Neurologists and researchers with the University of Miami Miller School of Medicine and the University of Miami Health System have begun screening study participants for a new national Alzheimer’s disease (AD) clinical study to evaluate the potential benefits of an investigational medicine for people with mild to moderate Alzheimer’s.
The Phase 2 study, called T2 Protect AD, is evaluating the investigational drug troriluzole (BHV-4157), which may have the potential to protect against, slow down, and eventually improve memory and thinking problems that increase as Alzheimer’s disease progresses. Troriluzole is a drug that modulates glutamate, protecting against neuron loss. Glutamate problems in the brain can lead to brain cell dysfunction and disease, including Alzheimer’s disease.
“We are hoping this drug truly makes a difference in slowing progression of this illness,” said Bernard S. Baumel, M.D., assistant professor of neurology, interim chief of the Cognitive Disorders Division, and director of memory disorders clinical trials. “It’s a unique compound that takes a different approach than most recent drugs. Riluzole has shown efficacy in ALS patients, and the prodrug now offers the possibility of helping those with Alzheimer’s, and with fewer side effects.”
Doctors at UM’s memory program are now seeking eligible participants for the T2 Protect AD study. To enroll in T2 Protect AD, participants must be between age 50 and 85, diagnosed with mild to moderate Alzheimer’s disease, and already being treated with Alzheimer’s medications for at least three months. Participants must have a study partner who has regular contact with the clinical trial candidate and is able to attend study visits.

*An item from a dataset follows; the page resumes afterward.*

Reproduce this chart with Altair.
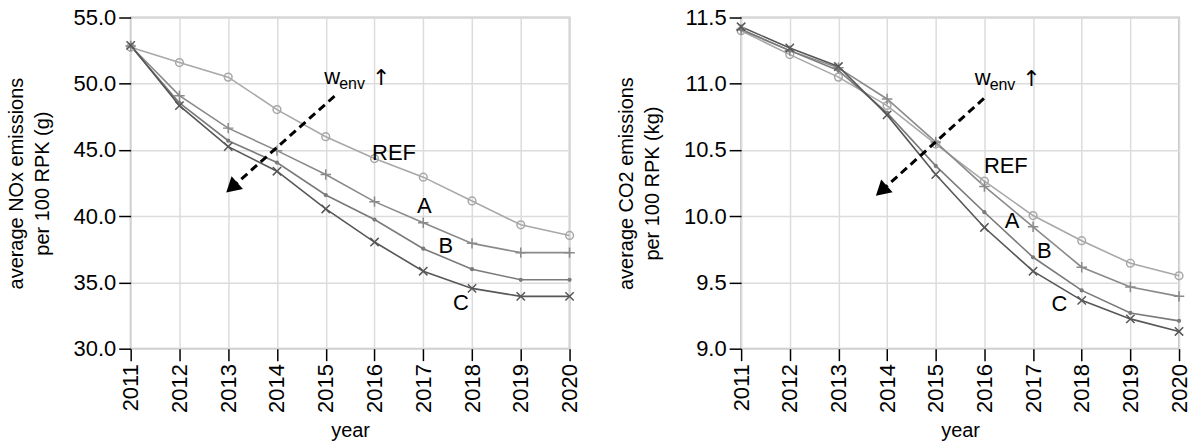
import altair as alt
import pandas as pd

# ---- data -------------------------------------------------------------
years = list(range(2011, 2021))
series_names = ["REF", "A", "B", "C"]

# average NOx emissions per 100 RPK (g)
nox_ref = [52.75, 51.6, 50.5, 48.05, 46.0, 44.35, 42.95, 41.15, 39.35, 38.55]
nox_a = [52.85, 49.1, 46.65, 44.95, 43.15, 41.1, 39.5, 37.95, 37.25, 37.25]
nox_b = [52.85, 48.55, 45.7, 44.05, 41.6, 39.75, 37.55, 36.0, 35.2, 35.2]
nox_c = [52.9, 48.35, 45.25, 43.4, 40.55, 38.05, 35.85, 34.55, 33.95, 33.95]

# average CO2 emissions per 100 RPK (kg)
co2_ref = [11.40, 11.22, 11.05, 10.835, 10.545, 10.265, 10.005, 9.815, 9.645, 9.55]
co2_a = [11.41, 11.25, 11.12, 10.885, 10.56, 10.225, 9.92, 9.615, 9.465, 9.395]
co2_b = [11.41, 11.25, 11.10, 10.78, 10.38, 10.03, 9.69, 9.44, 9.27, 9.21]
co2_c = [11.43, 11.27, 11.13, 10.765, 10.315, 9.915, 9.585, 9.365, 9.225, 9.13]

nox_ticks = [30.0, 35.0, 40.0, 45.0, 50.0, 55.0]
co2_ticks = [9.0, 9.5, 10.0, 10.5, 11.0, 11.5]

# series label anchors (year, value)
nox_label_x = [2016.40, 2017.02, 2017.46, 2017.77]
nox_label_y = [44.77, 40.79, 37.78, 33.42]
co2_label_x = [2016.44, 2016.57, 2017.23, 2017.54]
co2_label_y = [10.38, 9.966, 9.74, 9.335]

# dashed "w_env increases" arrow: start and tip (year, value)
nox_arrow = [2015.18, 49.06, 2012.96, 41.79]
co2_arrow = [2015.99, 10.889, 2013.77, 10.154]
# w_env caption anchor (left edge of "w", baseline)
nox_caption = [2014.97, 49.95]
co2_caption = [2015.80, 10.99]

# ---- styling ----------------------------------------------------------
FONT = "Liberation Sans"
colors = ["#a8a8a8", "#8a8a8a", "#7a7a7a", "#575757"]
shapes = ["circle", "M-1,0L1,0M0,-1L0,1", "circle", "M-1,-1L1,1M-1,1L1,-1"]
sizes = [60, 110, 18, 70]
filled = [False, False, True, False]


def long_table(series_values):
    rows = []
    for name, vals in zip(series_names, series_values):
        for yr, v in zip(years, vals):
            rows.append({"year": yr, "value": v, "series": name})
    return pd.DataFrame(rows)


def panel(series_values, ticks, title_lines, label_x, label_y, arrow, caption, width):
    df = long_table(series_values)
    x = alt.X(
        "year:Q",
        scale=alt.Scale(domain=[years[0], years[-1]], nice=False, zero=False),
        axis=alt.Axis(values=years, format="d", labelAngle=-90, labelFlush=False,
                      labelOverlap=False, labelPadding=3, title="year", titlePadding=8),
    )
    y = alt.Y(
        "value:Q",
        scale=alt.Scale(domain=[ticks[0], ticks[-1]], nice=False, zero=False),
        axis=alt.Axis(values=ticks, format=".1f", title=title_lines, titlePadding=21,
                      titleLineHeight=26, labelPadding=3),
    )
    color = alt.Color("series:N", scale=alt.Scale(domain=series_names, range=colors),
                      legend=None)

    layers = [alt.Chart(df).mark_line(strokeWidth=1.6).encode(x=x, y=y, color=color)]
    for i, name in enumerate(series_names):
        layers.append(
            alt.Chart(df).transform_filter(alt.datum.series == name)
            .mark_point(shape=shapes[i], size=sizes[i], filled=filled[i],
                        strokeWidth=1.5, color=colors[i], opacity=1)
            .encode(x="year:Q", y="value:Q")
        )

    labels = pd.DataFrame({"year": label_x, "value": label_y, "text": series_names})
    layers.append(
        alt.Chart(labels).mark_text(font=FONT, fontSize=22, color="black",
                                    align="center", baseline="middle")
        .encode(x="year:Q", y="value:Q", text="text:N")
    )

    # dashed arrow with a solid head at the tip
    x0, y0, x1, y1 = arrow
    f = 0.09
    arrow_df = pd.DataFrame({"year": [x0], "value": [y0],
                             "year2": [x1 + (x0 - x1) * f],
                             "value2": [y1 + (y0 - y1) * f]})
    layers.append(
        alt.Chart(arrow_df).mark_rule(color="black", strokeWidth=3, strokeDash=[8, 5])
        .encode(x="year:Q", y="value:Q", x2="year2:Q", y2="value2:Q")
    )
    head_df = pd.DataFrame({"year": [x1], "value": [y1]})
    layers.append(
        alt.Chart(head_df).mark_point(shape="M0,0L1.15,2L-1.15,2Z", size=220, angle=228,
                                      filled=True, color="black", opacity=1)
        .encode(x="year:Q", y="value:Q")
    )

    cap_df = pd.DataFrame({"year": [caption[0]], "value": [caption[1]]})
    base = alt.Chart(cap_df).encode(x="year:Q", y="value:Q")
    layers.append(base.mark_text(text="w", font=FONT, fontSize=22, align="left",
                                 baseline="alphabetic", color="black"))
    layers.append(base.mark_text(text="env", font=FONT, fontSize=16, align="left",
                                 baseline="alphabetic", dx=15, dy=5, color="black"))
    layers.append(base.mark_text(text="↑", font="DejaVu Sans", fontSize=22,
                                 align="center", baseline="alphabetic", dx=57, dy=1,
                                 color="black"))

    return alt.layer(*layers).properties(width=width, height=332)


left = panel([nox_ref, nox_a, nox_b, nox_c], nox_ticks,
             ["average NOx emissions", "per 100 RPK (g)"],
             nox_label_x, nox_label_y, nox_arrow, nox_caption, 440)
right = panel([co2_ref, co2_a, co2_b, co2_c], co2_ticks,
              ["average CO2 emissions", "per 100 RPK (kg)"],
              co2_label_x, co2_label_y, co2_arrow, co2_caption, 439)

chart = (
    alt.hconcat(left, right, spacing=34)
    .properties(padding={"left": 5, "top": 5, "right": 0, "bottom": 2})
    .configure(font=FONT)
    .configure_view(stroke="#c4c4c4", strokeWidth=2)
    .configure_axis(
        labelFont=FONT, titleFont=FONT, labelFontSize=22, titleFontSize=20,
        titleFontWeight="normal", labelColor="black", titleColor="black",
        tickColor="black", tickSize=12, tickWidth=1.5, domain=False,
        gridColor="#dcdcdc", gridWidth=1.5,
    )
)

chart.save("out.html", embed_options={"renderer": "svg", "actions": False})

Troriluzole is a prodrug of riluzole, a drug first approved by the Food and Drug Administration in 1995 to slightly slow disease progression in patients with Amyotrophic Lateral Sclerosis (ALS).
A prodrug is an inactive medication that changes into a drug after ingestion. When a person takes troriluzole, the body converts it into the active drug riluzole. This means the prodrug troriluzole can be taken once a day, while riluzole is administered twice a day. Unlike riluzole, patients do not need to fast before and after taking troriluzole, and troriluzole has potential for better safety and tolerability than riluzole.
The Miller School is one of more than 30 sites in the U.S. participating in the T2 Protect AD study. The study is sponsored by New Haven-based Biohaven Pharmaceutical Holding Company Ltd., and is coordinated by the Alzheimer’s Disease Cooperative Study, a large clinical research consortium based at the University of California, San Diego.
The T2 Protect AD trial comes at a time when Alzheimer’s research is focused on earlier stages of the disease and there are not as many clinical trials for people already diagnosed with Alzheimer’s. “Simply put, we need to identify more and better treatments for the millions of people already diagnosed with Alzheimer’s disease, and the T2 Protect Study is designed for that population,” said Dr. Baumel.